> **GIVEN ENTRIES**:
────────────────────

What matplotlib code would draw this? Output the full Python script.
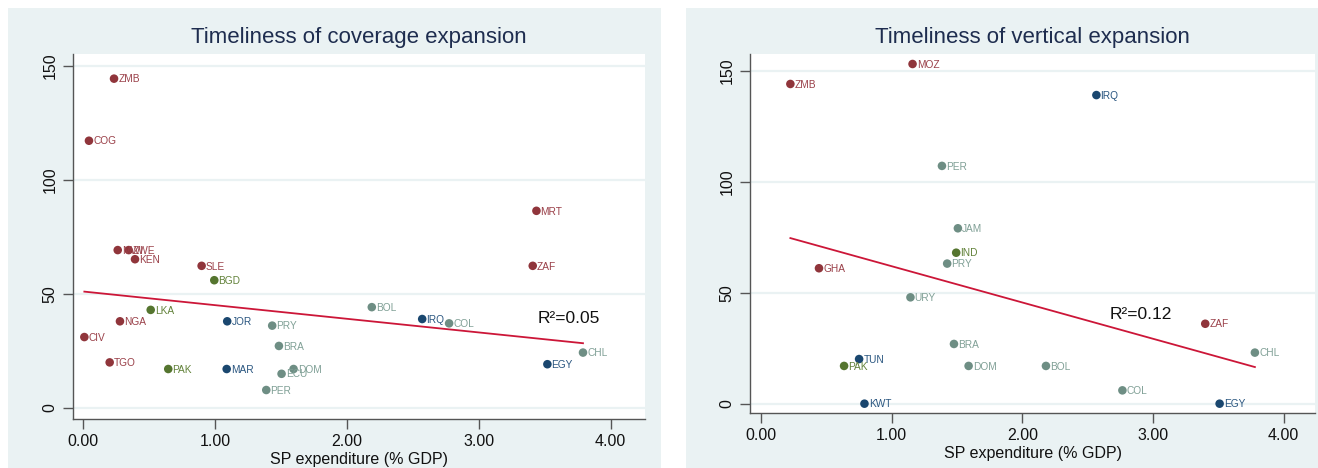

────────────────────

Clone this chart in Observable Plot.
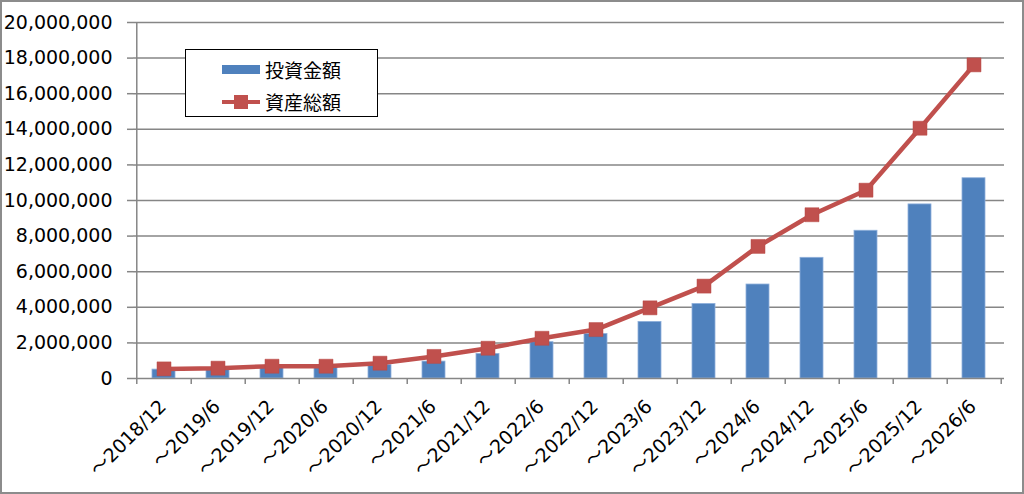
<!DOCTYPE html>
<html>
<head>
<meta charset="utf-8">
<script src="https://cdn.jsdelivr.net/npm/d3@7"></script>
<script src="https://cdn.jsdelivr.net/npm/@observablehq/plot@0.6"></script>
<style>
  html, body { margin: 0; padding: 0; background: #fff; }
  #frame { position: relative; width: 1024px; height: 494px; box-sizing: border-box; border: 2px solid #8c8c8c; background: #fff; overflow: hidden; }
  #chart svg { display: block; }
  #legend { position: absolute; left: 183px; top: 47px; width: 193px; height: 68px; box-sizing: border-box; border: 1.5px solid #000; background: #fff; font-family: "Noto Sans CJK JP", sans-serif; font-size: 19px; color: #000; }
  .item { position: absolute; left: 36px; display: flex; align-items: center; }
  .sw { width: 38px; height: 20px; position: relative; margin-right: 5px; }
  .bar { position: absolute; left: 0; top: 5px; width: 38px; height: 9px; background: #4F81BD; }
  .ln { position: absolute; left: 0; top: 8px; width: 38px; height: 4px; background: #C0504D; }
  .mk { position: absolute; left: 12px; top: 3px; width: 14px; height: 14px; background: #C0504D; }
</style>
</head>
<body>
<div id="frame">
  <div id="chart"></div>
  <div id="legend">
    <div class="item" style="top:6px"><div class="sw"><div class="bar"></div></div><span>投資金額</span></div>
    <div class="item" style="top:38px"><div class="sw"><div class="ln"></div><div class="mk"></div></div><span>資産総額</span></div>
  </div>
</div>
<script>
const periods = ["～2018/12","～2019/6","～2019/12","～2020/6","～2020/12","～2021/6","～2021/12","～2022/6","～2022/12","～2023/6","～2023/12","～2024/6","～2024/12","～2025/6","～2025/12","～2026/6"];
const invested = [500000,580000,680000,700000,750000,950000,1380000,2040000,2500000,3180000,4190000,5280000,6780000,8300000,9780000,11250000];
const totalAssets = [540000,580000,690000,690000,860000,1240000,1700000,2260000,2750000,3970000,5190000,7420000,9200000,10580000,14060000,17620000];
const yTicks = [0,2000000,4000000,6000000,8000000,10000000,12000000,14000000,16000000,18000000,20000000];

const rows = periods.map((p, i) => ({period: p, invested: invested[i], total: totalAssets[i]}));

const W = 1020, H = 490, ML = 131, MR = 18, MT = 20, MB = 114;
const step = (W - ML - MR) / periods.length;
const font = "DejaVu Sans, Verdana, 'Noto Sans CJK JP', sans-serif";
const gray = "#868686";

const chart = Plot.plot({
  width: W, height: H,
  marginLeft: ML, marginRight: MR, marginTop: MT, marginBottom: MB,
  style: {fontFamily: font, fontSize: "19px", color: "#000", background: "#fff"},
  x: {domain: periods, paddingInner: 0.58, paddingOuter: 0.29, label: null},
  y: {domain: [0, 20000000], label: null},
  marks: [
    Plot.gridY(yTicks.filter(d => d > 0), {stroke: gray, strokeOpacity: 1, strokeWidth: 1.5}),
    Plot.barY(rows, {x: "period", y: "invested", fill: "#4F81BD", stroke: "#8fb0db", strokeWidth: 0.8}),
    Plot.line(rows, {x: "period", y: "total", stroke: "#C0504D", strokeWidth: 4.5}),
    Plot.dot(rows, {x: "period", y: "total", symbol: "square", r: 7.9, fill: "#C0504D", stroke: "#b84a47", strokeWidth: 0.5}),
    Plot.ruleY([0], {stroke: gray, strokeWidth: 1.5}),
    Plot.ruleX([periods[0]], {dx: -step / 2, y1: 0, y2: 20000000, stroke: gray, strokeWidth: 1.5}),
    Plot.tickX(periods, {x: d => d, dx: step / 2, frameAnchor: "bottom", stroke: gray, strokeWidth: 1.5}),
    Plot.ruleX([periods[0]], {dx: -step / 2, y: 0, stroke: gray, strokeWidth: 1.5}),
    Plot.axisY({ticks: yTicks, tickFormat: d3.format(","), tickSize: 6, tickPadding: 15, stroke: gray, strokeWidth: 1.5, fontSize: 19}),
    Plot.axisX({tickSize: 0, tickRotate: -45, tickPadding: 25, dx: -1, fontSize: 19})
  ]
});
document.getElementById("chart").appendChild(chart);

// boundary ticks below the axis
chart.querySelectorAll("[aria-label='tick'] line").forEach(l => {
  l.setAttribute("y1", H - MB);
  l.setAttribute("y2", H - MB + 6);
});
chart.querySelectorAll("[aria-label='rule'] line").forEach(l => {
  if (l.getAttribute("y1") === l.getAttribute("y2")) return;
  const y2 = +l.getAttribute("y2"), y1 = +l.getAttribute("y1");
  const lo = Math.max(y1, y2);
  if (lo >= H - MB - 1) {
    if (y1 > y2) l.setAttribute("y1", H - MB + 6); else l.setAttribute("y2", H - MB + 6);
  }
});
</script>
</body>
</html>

────────────────────

> **SET TASK**: Find the number of lines in which the word "chart" occurs, and write nothing but that number.

> **EXERCISE ANSWER**: 7